Conforme se entra en campaña electoral, se va desnudando esta sociedad de sectas, donde el poder se instaura a látigo y desde una supuesta superioridad moral de los elegidos de Dios que blanden credos de fuego contra todo el que se salte el redil. En lucha sin tregua contra la modernidad que separó el poder terrenal del divino, a cada paso se pone aquí la religión al servicio de la política y a ésta se le convierte en trinchera de una fe. De cualquier fe, mientras ella invite a prevalecer sobre el rebaño. Por persuasión o por la fuerza.

Para no ir lejos, recuérdese el poder sin atenuantes que la jerarquía católica –firme aliada de la corriente ultramontana del Partido Conservador– ha ejercido sobre las almas y sobre la sociedad toda; desde el púlpito, desde la escuela, desde el palacio arzobispal y el palacio presidencial. O el ministerio público que el entonces procurador Ordóñez transformó en bastión de una secta oscura, tenebrosa, para disputarse ahora la Presidencia vistiendo la azufrada sotana de Savonarola. O la aventura sin fin de Uribe Vélez quien, a caballo entre el padre Marianito, la pastora María Luisa Piraquive y una plétora de alfiles del Centro Democrático con prontuario, lidera una propuesta de conservadurismo atrabiliario, que amenaza la paz todos los días.
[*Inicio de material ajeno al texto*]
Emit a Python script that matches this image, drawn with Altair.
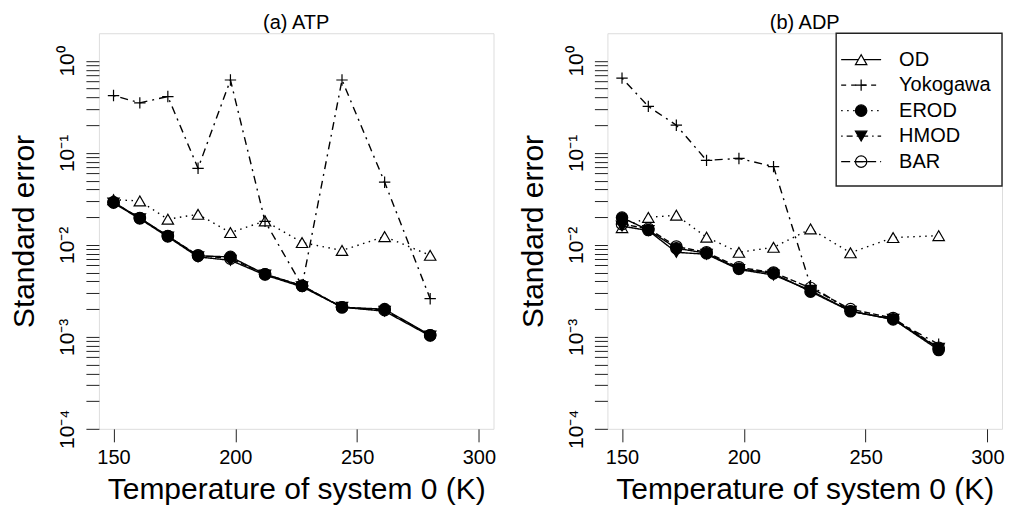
import altair as alt
import pandas as pd

# ---- data ----
T = [150.0, 160.8, 172.3, 184.7, 198.0, 212.2, 227.4, 243.8, 261.3, 280.0]
series = ["OD", "Yokogawa", "EROD", "HMOD", "BAR"]

atp_od = [0.031, 0.030, 0.019, 0.0215, 0.0136, 0.0182, 0.0106, 0.0087, 0.0123, 0.0077]
atp_yoko = [0.42, 0.35, 0.41, 0.068, 0.62, 0.018, 0.0036, 0.62, 0.048, 0.0026]
atp_erod = [0.029, 0.0196, 0.0125, 0.0076, 0.0074, 0.0048, 0.0036, 0.0021, 0.0020, 0.00104]
atp_hmod = [0.0285, 0.0192, 0.0122, 0.0074, 0.0068, 0.0047, 0.0035, 0.0021, 0.0019, 0.00102]
atp_bar = [0.029, 0.0195, 0.0124, 0.0077, 0.0071, 0.0048, 0.0036, 0.0021, 0.00195, 0.00104]

adp_od = [0.0154, 0.0199, 0.0210, 0.0121, 0.0083, 0.0094, 0.0149, 0.0082, 0.0120, 0.0126]
adp_yoko = [0.65, 0.32, 0.20, 0.083, 0.087, 0.071, 0.0036, 0.0019, 0.00155, 0.00083]
adp_erod = [0.0198, 0.0145, 0.0092, 0.0081, 0.0055, 0.0049, 0.0031, 0.0019, 0.00155, 0.00072]
adp_hmod = [0.0160, 0.0143, 0.0083, 0.0079, 0.0054, 0.0047, 0.0032, 0.0019, 0.00155, 0.00075]
adp_bar = [0.0168, 0.0150, 0.0096, 0.0083, 0.0057, 0.0050, 0.0034, 0.0020, 0.0016, 0.00076]

x_ticks = [150, 200, 250, 300]
y_major = [1e-4, 1e-3, 1e-2, 1e-1, 1]
y_major_labels = ["10⁻⁴", "10⁻³", "10⁻²", "10⁻¹", "10⁰"]

panels = {
    "ATP": [atp_od, atp_yoko, atp_erod, atp_hmod, atp_bar],
    "ADP": [adp_od, adp_yoko, adp_erod, adp_hmod, adp_bar],
}
rows = []
for pname, vals in panels.items():
    for s, v in zip(series, vals):
        for t, e in zip(T, v):
            rows.append({"panel": pname, "series": s, "T": t, "se": e})
df = pd.DataFrame(rows)
leg_df = pd.DataFrame({"series": series})

# ---- styles ----
FONT = "Liberation Sans"
INK = "#222222"
plot_dash = [[1.5, 4.5], [2, 5, 8, 5], [1, 0], [1, 0], [6, 3]]
legend_dash = [[1, 0], [5, 5], [1.5, 4.5], [1.5, 4, 6, 4], [9, 4]]
plus = "M-1,0H1M0,-1V1"
bar_sym = "M-1,0A1,1,0,1,1,1,0A1,1,0,1,1,-1,0ZM-1,0H1"
shapes = ["triangle-up", plus, "circle", "triangle-down", bar_sym]
fills = ["white", "transparent", "black", "black", "transparent"]
sizes = [130, 130, 85, 110, 60]

W, H = 395, 396

y_minor = [m * d for d in y_major[:-1] for m in range(1, 10)] + [1]
label_expr = " : ".join(
    f"datum.value === {v} ? '{lab}'" for v, lab in zip(y_major, y_major_labels)
) + " : ''"

xscale = alt.Scale(domain=[144, 306], nice=False, zero=False)
yscale = alt.Scale(type="log", domain=[1e-4, 2], nice=False)

shape_enc = alt.Shape("series:N", scale=alt.Scale(domain=series, range=shapes), legend=None)
fill_enc = alt.Fill("series:N", scale=alt.Scale(domain=series, range=fills), legend=None)
size_enc = alt.Size("series:N", scale=alt.Scale(domain=series, range=sizes), legend=None)

x_axis = alt.Axis(
    values=x_ticks, title="Temperature of system 0 (K)", grid=False, domain=False,
    tickSize=13, tickColor=INK, labelFontSize=20, titleFontSize=30,
    labelPadding=6, titlePadding=7, labelFlush=False, labelOverlap=False,
    titleFontWeight="normal", labelColor="black", titleColor="black",
    labelFont=FONT, titleFont=FONT)
y_axis = alt.Axis(
    values=y_minor, labelExpr=label_expr, title="Standard error", grid=False,
    domain=False, tickSize=13, tickColor=INK, labelFontSize=21, titleFontSize=30,
    labelAngle=270, labelAlign="center", labelBaseline="alphabetic",
    labelPadding=12, titlePadding=17, labelFlush=False, labelOverlap=False,
    titleFontWeight="normal", labelColor="black", titleColor="black",
    labelFont=FONT, titleFont=FONT)


def make_panel(pname, title, with_legend):
    d = df[df["panel"] == pname]
    x = alt.X("T:Q", scale=xscale, axis=x_axis)
    y = alt.Y("se:Q", scale=yscale, axis=y_axis)
    base = alt.Chart(d)
    lines = base.mark_line(color="black", strokeWidth=1.4).encode(
        x=x, y=y,
        strokeDash=alt.StrokeDash("series:N", scale=alt.Scale(domain=series, range=plot_dash), legend=None),
        detail="series:N",
    )
    pts = base.mark_point(filled=True, stroke="black", strokeWidth=1.2, opacity=1).encode(
        x=x, y=y, shape=shape_enc, fill=fill_enc, size=size_enc,
    )
    main = alt.layer(lines, pts)
    layers = main
    if with_legend:
        ly = alt.Y("series:N", scale=alt.Scale(type="point", domain=series, range=[26.5, 128.5], padding=0), axis=None)
        box = alt.Chart(pd.DataFrame({"k": [0]})).mark_rect(
            fill="white", stroke=INK, strokeWidth=1.4
        ).encode(x=alt.value(229), x2=alt.value(W), y=alt.value(0), y2=alt.value(153))
        lrules = alt.Chart(leg_df).mark_rule(color="black", strokeWidth=1.3).encode(
            x=alt.value(234), x2=alt.value(274), y=ly,
            strokeDash=alt.StrokeDash("series:N", scale=alt.Scale(domain=series, range=legend_dash), legend=None),
        )
        lpts = alt.Chart(leg_df).mark_point(filled=True, stroke="black", strokeWidth=1.2, opacity=1).encode(
            x=alt.value(254), y=ly, shape=shape_enc, fill=fill_enc, size=size_enc,
        )
        ltext = alt.Chart(leg_df).mark_text(
            align="left", baseline="middle", fontSize=20, font=FONT, color="black"
        ).encode(x=alt.value(292), y=ly, text="series:N")
        legend = alt.layer(box, lrules, lpts, ltext)
        layers = alt.layer(main, legend).resolve_scale(y="independent", strokeDash="independent")
    return layers.properties(
        width=W, height=H,
        title=alt.TitleParams(title, fontSize=20, font=FONT, fontWeight="normal",
                              anchor="middle", offset=0, color="black"),
    )


left = make_panel("ATP", "(a) ATP", False)
right = make_panel("ADP", "(b) ADP", True)

chart = alt.hconcat(left, right, spacing=21).properties(
    padding={"left": 1, "top": 3, "right": 0, "bottom": 0}
).configure_view(stroke=INK, strokeWidth=1.5).configure(background="white")

chart.save("out.html", embed_options={"renderer": "svg", "actions": False})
Hace dos meses, con ocasión del referendo que promovía contra la adopción de niños por solteros y parejas homosexuales, canceló toda ambivalencia la senadora Viviane Morales. Ahora denunciaba la ideología de género, ficción inventada por Uribe y Ordóñez para movilizar a miles de incautos contra el logro extraordinario de un acuerdo de paz. Y reclamaba legitimidad exclusiva para la familia patriarcal, que representa apenas la tercera parte de los hogares en Colombia. Todo lo demás debía despreciarse, pues no calificaba en sus parámetros de moral. Y bien, hoy se lanza ella a la Presidencia invocando a “las inmensas mayorías creyentes… al cristianismo todo, a católicos y evangélicos (para) salvar a Colombia”. En el fondo de su discurso yace el ideal de elevar su fe religiosa al mando del Estado. De un Estado que subordine a la ley civil y que invada las alcobas de creyentes y no creyentes para bendecir o maldecir, con dedo inquisitorial, la moral privada. En Ello la acompañan Uribe, Ordóñez, las iglesias evangélicas y el episcopado católico casi en pleno.

Mas la superioridad moral de raíz religiosa que estas fuerzas se autoadjudican para ocultar pecadillos e ignominias en su marcha hacia el poder parecería extenderse a otras, insospechadas. Acaso al ELN. Esa guerrilla presentó el asesinato de Monseñor Jesús Emilio Jaramillo en 1989 como “ajusticiamiento por delitos contra la revolución, (por rabiar) contra la organización…” Pero estas no son acciones de enemigo, son pecados de hereje, de traidor. Castigo para aquel de quien se esperaba lealtad al legado de los curas Camilo Torres y Pérez que militaron en esa guerrilla. Le preguntaron a uno de los verdugos del obispo si creía en Dios. –Dios es mi fusil, replicó. Criminal autocomplacencia de quien podrá sentirse emisario de la justicia divina, que así se resuelve en violencia.

Cuando se cree tener la verdad revelada entre el bolsillo o en la canana, el desenlace inevitable será la eliminación del disidente. Pero esta semana se dieron la mano los peores enemigos, jefes paramilitares y jefes de las Farc, y prometieron dar un paso de gigante hacia la reconciliación y la paz: revelar toda la verdad humana de esta guerra atroz. Gesto de grandeza que reduce a humo la palabrería de tanto profeta con pies de barro; de tanto impostor que manipula el sentimiento de Dios para medrar en la política reducida a fango.